Requests for technical support from the VASP group should be posted in the VASP-forum.

Hybrid openMPI/openMP parallelization

From Vaspwiki
Jump to navigationJump to search

Why hybrid parallelization

Until now VASP performs all its parallel tasks with Message Parsing Interface (MPI) routines. This originates from the time where each CPU had only one single core, and all compute nodes (with one CPU) where interconnected by a local network. When starting a job in parallel on e.g. 32 cores, 32 VASP processes are created on 32 machines. Each process has to store certain amount of data, identical on all nodes, to be able to do his part of the calculation. In contrast today we have at least 4 cores on modern CPUs, meaning 32 VASP processes will be started on just 8 CPUs. Each of the processes has the same amount of identical data stored in the memory, 4 times on one physical machine. Furthermore the communication between the 4 cores on one CPU is still done with openMPI, and the communication to the other 12 cores on the other physical machines is done through only one infiniband interface.

The idea of a hybrid parallelization resolves in principle all these drawbacks. Coming back to the example of a 32 core job on eight 4 core CPUs, the idea is to distribute the calculation with openMPI on the different physical machines, so we only start 8 VASP openMPI processes, and parallelize on the physical CPU with openMP where the memory of the VASP openMPI process is shared among the created 4 openMP threads.

So the communication is reduced from 32 nodes to just 8, and no duplicated memory is present on the different CPUs.

Compilation

Intel MKL openMP support

In the Intel MKL numerical library openMP support is natively integrated. Even if we don't add openMP support explicitly to VASP we can activate the openMP support in the Intel MKL by setting the OMP_NUM_THREADS tag, for further information see Execution. This means that all calls to LAPACK, BLAS or FFT routines are parallelized using openMP. The performance of this hybrid parallelization of VASP is in general not as fast as the plain openMPI version.

Explicit openMP compilation

The hybrid parallelization is still under heavy development. Therefore only some of the most time consuming routines are parallelized with openMP.

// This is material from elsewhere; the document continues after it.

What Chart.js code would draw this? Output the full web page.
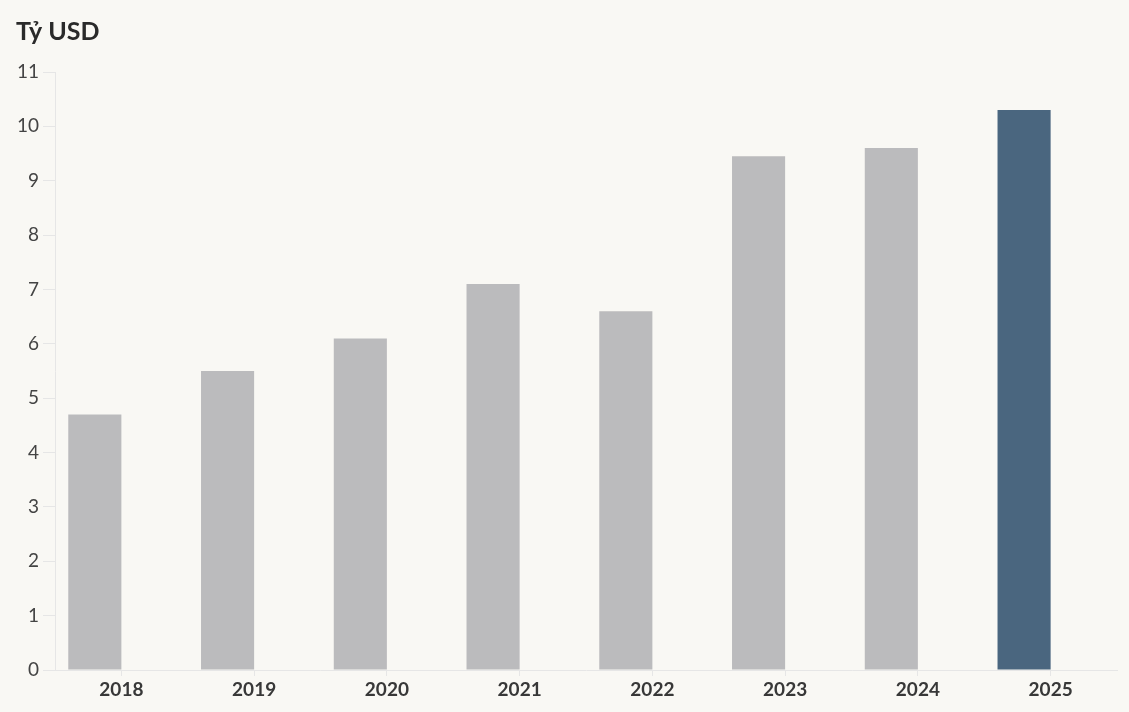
<!DOCTYPE html>
<html>
<head>
<meta charset="utf-8">
<script src="https://cdn.jsdelivr.net/npm/chart.js@4"></script>
<style>
	html, body { margin: 0; padding: 0; background: #f9f8f4; }
	#wrap { width: 1129px; height: 712px; }
</style>
</head>
<body>
<div id="wrap"><canvas id="chart"></canvas></div>
<script>
// ----------------------------------------------------------------------
const years = ["2018","2019","2020","2021","2022","2023","2024","2025"]
const values = [4.7, 5.5, 6.1, 7.1, 6.6, 9.45, 9.6, 10.3]
const y_ticks = [0,1,2,3,4,5,6,7,8,9,10,11]
const unit_label = "Tỷ USD"

const font_family = "'Source Sans Pro', Lato, 'Noto Sans', sans-serif"

// ----------------------------------------------------------------------
function bar_colors ()
{
	const colors = []
	for (var it in years)
		{
		colors.push (it == years.length - 1 ? "#4a667f" : "#bbbbbd")
		}
	return colors
}

// ----------------------------------------------------------------------
const config = {
	type: 'bar',
	data: {
		labels: years,
		datasets: [
			{
			label: unit_label,
			data: values,
			backgroundColor: bar_colors(),
			borderWidth: 0,
			barPercentage: 1.0,
			categoryPercentage: 0.8
			},
			{
			label: "",
			data: years.map(() => null),
			barPercentage: 1.0,
			categoryPercentage: 0.8
			}
		]
		},
	options: {
		responsive: true,
		maintainAspectRatio: false,
		animation: false,
		layout: { padding: { left: 16, right: 12, top: 0, bottom: 0 } },
		plugins: {
			legend: { display: false },
			tooltip: { enabled: false },
			title: {
				display: true,
				text: unit_label,
				align: 'start',
				color: '#2a2a2a',
				font: { family: font_family, size: 25, weight: 'bold' },
				padding: { top: 17, bottom: 25, left: 4 }
				}
			},
		scales: {
			x: {
				grid: { drawOnChartArea: false, offset: false, tickLength: 6, color: '#e6e6e6' },
				border: { color: '#e6e6e6' },
				ticks: { color: '#383838', font: { family: font_family, size: 19, weight: 'bold' }, padding: 2 },
				afterFit: function (scale) { scale.height = 42 }
				},
			y: {
				min: 0,
				max: 11,
				afterBuildTicks: function (scale) { scale.ticks = y_ticks.map(v => ({ value: v })) },
				grid: { drawOnChartArea: false, tickLength: 12, color: '#e6e6e6' },
				border: { color: '#e6e6e6' },
				ticks: { color: '#444444', font: { family: font_family, size: 19 }, padding: 4 },
				afterFit: function (scale) { scale.width = 39 }
				}
			}
		}
	}

const chart = new Chart(document.getElementById("chart"), config)
</script>
</body>
</html>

To enable support for openMP statements in the source files of VASP add the following flag to the compiler command in the makefile.

FC=mpif90 -openmp 

and recompile all source files using

make clean
make vasp

To get additional compiler output concerning openMP, one can increase the output level by setting

FC=mpif90 -openmp -openmp-report2

Execution

The execution statement depends heavily on your system! Our reference system consists of compute nodes with 4 cores per CPU. The examples job script given here is for a job occuping a total of 64 cores, so 16 phyiscal nodes.

On our clusters

1 openMPI process per node

 #$ -N test
 #$ -q narwal.q
 #$ -pe orte* 64

 mpirun -bynode -np 8 -x OMP_NUM_THREADS=8 vasp

The MPI option -bynode ensures that the VASP processes are started in a round robin fashion, so each of the physical nodes gets 1 running VASP process. If we miss out this option, on each of the first 4 physical nodes 4 VASP processes would be started, leaving the remaining 12 nodes unoccupied.

1 openMPI processes per socket (workaround)

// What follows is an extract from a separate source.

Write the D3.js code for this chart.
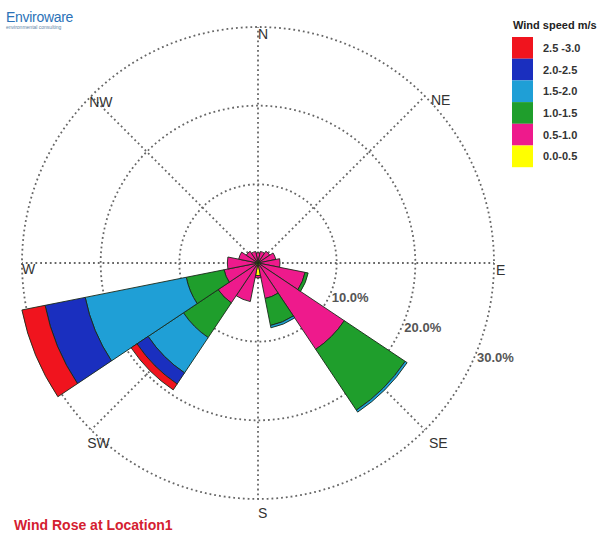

On server machines like narwal we have 2 CPU sockets per node. When using openMP on such machines with 8 threads, memory access has to be done over the slower crossbar switch. Therefore it is advisable to start one openMPI process per socket and use only 4 openMP threads.

 #$ -N test
 #$ -q narwal.q
 #$ -pe orte* 64

 mpirun -bynode -cpus-per-proc 4 -np 16 -x OMP_NUM_THREADS=4 vasp

Although it exists a -bysocket flag, it was not possible to distribute the opeMPI processes correctly, therefore we did this workaround, where we assign to each openMPI process 4 cores via -cpus-per-proc 4.


On the VSC2

On the VSC2 everything is different:

export I_MPI_DAT_LIBRARY=/usr/lib64/libdat2.so.2                                                                                                     
export OMP_NUM_THREADS=4                                                                                                                            
export I_MPI_FABRICS=shm:dapl                                                                                                                        
export I_MPI_FALLBACK=0                                                                                                                              
export I_MPI_CPUINFO=proc                                                                                                                            
#export I_MPI_PIN_PROCESSOR_LIST=0-15                                                                                                                 
export I_MPI_JOB_FAST_STARTUP=0
#export I_MPI_HYDRA_BRANCH_COUNT=130

#$ -v PATH
#$ -v LD_LIBRARY_PATH

#$ -N vasp-mp
#$ -pe mpich4 16
#$ -m be

cp  $TMPDIR/machines machines
mpirun -machinefile $TMPDIR/machines -np 16 ~/vasp.5.1/vasp

The important line is #$ -pe mpich4 16. Each physical node on the VSC2 has 16 cores and mpich4 means that only 4 out of the 16 available cores per physical node are used. Therefore this job will need 64 cores all in all. In addition mpich1, mpich2 and mpich8 are also supported.